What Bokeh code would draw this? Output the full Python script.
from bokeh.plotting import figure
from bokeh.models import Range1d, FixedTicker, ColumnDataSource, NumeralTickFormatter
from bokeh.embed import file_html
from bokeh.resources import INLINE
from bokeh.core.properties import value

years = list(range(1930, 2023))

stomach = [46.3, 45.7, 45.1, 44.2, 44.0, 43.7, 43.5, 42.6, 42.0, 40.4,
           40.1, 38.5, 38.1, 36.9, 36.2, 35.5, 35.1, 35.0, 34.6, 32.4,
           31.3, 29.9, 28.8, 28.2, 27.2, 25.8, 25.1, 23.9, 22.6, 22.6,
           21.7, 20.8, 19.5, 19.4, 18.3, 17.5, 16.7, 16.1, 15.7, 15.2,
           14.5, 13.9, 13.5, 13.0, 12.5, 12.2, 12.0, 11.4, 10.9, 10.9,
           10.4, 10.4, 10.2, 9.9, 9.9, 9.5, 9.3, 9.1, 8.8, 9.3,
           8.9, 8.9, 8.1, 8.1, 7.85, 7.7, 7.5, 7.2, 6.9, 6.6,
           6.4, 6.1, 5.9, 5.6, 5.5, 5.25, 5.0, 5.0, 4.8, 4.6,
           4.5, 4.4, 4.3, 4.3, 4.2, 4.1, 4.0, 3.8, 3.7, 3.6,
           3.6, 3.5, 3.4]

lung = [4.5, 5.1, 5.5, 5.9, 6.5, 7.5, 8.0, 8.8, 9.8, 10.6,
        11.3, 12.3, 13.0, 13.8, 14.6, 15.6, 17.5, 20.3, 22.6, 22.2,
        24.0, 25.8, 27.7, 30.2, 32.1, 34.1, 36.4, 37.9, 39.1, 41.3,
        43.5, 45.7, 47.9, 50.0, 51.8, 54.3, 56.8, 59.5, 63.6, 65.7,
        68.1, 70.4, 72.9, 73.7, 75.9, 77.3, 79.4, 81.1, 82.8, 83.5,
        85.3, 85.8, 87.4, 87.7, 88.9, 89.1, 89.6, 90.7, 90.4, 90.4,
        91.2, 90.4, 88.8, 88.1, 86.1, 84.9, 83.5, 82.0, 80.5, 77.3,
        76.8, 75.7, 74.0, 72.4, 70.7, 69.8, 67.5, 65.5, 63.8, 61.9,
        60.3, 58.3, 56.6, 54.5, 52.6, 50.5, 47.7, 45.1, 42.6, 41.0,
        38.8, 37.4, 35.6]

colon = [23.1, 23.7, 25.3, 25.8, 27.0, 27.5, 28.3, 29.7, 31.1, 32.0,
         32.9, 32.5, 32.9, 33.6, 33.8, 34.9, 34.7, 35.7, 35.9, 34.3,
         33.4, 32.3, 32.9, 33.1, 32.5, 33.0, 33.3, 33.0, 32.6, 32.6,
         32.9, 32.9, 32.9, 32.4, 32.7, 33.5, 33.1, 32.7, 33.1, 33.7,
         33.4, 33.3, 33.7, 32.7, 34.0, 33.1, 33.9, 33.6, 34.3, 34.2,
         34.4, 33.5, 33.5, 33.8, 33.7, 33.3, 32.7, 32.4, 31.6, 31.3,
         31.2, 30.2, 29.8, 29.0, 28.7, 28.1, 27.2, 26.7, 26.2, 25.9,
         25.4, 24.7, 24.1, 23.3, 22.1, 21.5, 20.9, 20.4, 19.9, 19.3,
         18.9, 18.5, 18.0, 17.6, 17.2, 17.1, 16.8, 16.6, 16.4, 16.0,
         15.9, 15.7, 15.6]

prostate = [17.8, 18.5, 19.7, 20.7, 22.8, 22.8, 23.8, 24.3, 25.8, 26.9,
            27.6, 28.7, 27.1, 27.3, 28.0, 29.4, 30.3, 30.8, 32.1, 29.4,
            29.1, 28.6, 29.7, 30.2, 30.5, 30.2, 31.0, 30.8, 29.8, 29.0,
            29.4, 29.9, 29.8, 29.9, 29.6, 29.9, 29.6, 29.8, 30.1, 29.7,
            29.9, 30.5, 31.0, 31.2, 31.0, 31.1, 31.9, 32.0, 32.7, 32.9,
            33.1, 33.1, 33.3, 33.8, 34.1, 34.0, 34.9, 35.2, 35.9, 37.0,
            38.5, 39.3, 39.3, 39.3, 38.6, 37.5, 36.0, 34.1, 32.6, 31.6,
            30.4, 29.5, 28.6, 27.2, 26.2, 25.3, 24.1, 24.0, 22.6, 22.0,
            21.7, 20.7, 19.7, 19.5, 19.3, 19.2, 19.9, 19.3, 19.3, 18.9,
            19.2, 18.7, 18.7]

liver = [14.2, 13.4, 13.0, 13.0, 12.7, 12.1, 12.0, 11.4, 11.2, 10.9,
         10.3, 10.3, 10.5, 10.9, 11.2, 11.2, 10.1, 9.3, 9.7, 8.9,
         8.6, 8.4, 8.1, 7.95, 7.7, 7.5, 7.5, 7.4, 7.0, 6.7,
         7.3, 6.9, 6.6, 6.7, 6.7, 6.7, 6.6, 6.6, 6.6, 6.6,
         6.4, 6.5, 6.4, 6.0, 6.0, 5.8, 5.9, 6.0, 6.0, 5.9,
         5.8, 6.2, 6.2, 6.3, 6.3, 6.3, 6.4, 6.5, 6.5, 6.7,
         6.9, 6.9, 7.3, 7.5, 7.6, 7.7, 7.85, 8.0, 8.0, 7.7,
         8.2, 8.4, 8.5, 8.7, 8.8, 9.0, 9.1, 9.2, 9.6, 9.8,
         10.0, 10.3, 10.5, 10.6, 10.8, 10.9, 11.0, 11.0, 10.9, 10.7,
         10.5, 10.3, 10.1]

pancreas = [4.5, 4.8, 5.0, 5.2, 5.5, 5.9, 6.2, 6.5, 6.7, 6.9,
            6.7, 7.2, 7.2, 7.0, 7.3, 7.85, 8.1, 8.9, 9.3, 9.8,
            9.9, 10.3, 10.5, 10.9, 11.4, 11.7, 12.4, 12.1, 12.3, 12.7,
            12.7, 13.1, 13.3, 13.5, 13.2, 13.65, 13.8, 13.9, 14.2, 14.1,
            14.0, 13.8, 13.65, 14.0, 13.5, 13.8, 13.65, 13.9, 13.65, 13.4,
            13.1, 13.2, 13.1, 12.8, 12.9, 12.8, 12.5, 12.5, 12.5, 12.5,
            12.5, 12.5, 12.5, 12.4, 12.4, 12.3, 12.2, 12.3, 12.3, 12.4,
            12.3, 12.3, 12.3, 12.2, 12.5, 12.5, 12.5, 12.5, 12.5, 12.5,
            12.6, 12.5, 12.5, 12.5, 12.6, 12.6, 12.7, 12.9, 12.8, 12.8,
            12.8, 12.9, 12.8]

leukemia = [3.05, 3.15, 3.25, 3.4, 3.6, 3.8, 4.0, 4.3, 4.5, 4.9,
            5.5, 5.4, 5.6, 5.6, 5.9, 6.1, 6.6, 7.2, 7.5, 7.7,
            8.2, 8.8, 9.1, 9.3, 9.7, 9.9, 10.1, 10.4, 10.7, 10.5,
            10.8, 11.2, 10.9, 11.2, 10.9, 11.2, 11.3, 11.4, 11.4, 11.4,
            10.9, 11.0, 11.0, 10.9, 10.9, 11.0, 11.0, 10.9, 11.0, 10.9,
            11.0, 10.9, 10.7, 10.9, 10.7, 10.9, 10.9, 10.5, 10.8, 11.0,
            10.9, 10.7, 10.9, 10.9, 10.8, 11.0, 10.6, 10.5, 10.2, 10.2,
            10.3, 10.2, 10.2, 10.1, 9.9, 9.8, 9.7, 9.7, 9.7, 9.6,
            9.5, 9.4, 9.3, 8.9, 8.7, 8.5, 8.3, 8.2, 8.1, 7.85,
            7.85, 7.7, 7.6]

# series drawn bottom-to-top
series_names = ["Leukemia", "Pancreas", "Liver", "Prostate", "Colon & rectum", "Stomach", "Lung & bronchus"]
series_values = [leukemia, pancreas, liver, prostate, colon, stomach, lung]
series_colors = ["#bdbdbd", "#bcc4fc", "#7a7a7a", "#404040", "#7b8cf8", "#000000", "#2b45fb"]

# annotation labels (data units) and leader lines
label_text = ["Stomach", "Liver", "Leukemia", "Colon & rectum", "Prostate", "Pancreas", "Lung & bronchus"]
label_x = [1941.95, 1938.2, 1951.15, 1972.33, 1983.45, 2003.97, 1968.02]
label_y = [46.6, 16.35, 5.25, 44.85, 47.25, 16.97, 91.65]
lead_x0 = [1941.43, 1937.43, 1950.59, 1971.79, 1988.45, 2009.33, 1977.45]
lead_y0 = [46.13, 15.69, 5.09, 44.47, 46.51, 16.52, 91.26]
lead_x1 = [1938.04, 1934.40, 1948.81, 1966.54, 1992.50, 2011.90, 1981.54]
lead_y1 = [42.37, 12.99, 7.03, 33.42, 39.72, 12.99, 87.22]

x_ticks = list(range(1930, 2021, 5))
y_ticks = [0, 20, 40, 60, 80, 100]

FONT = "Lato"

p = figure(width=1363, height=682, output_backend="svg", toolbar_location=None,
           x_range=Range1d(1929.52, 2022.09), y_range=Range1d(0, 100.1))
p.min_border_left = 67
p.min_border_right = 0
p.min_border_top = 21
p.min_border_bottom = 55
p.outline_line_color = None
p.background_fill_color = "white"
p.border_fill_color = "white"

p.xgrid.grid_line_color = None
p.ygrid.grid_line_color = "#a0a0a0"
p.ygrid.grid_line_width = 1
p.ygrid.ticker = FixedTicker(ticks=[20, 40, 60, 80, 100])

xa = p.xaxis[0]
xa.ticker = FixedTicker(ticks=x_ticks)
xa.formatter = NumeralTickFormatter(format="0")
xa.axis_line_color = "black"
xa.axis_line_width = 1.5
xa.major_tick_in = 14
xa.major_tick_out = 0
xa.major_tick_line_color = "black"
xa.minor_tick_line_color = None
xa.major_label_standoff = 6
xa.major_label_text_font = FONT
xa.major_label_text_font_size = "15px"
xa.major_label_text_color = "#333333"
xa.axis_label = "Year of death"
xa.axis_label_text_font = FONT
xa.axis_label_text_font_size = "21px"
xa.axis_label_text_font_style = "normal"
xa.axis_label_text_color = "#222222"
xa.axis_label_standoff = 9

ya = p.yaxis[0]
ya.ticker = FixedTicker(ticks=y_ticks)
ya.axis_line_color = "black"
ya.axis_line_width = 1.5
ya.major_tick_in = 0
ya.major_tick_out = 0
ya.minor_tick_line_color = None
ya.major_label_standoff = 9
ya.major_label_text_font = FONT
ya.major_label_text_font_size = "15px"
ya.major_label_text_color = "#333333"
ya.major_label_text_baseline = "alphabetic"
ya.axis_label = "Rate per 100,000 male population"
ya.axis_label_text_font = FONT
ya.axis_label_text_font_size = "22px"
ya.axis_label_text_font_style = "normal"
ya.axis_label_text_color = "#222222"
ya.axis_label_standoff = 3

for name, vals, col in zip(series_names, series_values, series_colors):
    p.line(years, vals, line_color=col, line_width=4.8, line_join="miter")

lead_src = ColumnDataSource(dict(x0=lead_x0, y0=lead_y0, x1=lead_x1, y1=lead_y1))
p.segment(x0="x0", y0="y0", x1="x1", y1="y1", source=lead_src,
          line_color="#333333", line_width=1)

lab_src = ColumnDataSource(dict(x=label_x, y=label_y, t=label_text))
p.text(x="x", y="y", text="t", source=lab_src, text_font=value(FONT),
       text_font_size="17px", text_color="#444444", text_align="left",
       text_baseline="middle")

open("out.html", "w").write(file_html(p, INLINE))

★ ★ ★ ★

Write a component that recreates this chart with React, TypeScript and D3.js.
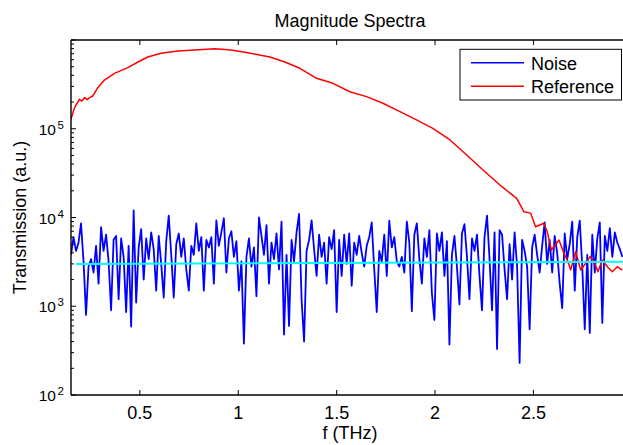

★ ★ ★ ★

* **Written exercise**: In the listing above, locate the line with "What Bokeh code" and the line with "years = list(range(1930, 2023))", then extract exactly those lines and every line between them, and nothing more.

* **Final result**:
What Bokeh code would draw this? Output the full Python script.
from bokeh.plotting import figure
from bokeh.models import Range1d, FixedTicker, ColumnDataSource, NumeralTickFormatter
from bokeh.embed import file_html
from bokeh.resources import INLINE
from bokeh.core.properties import value

years = list(range(1930, 2023))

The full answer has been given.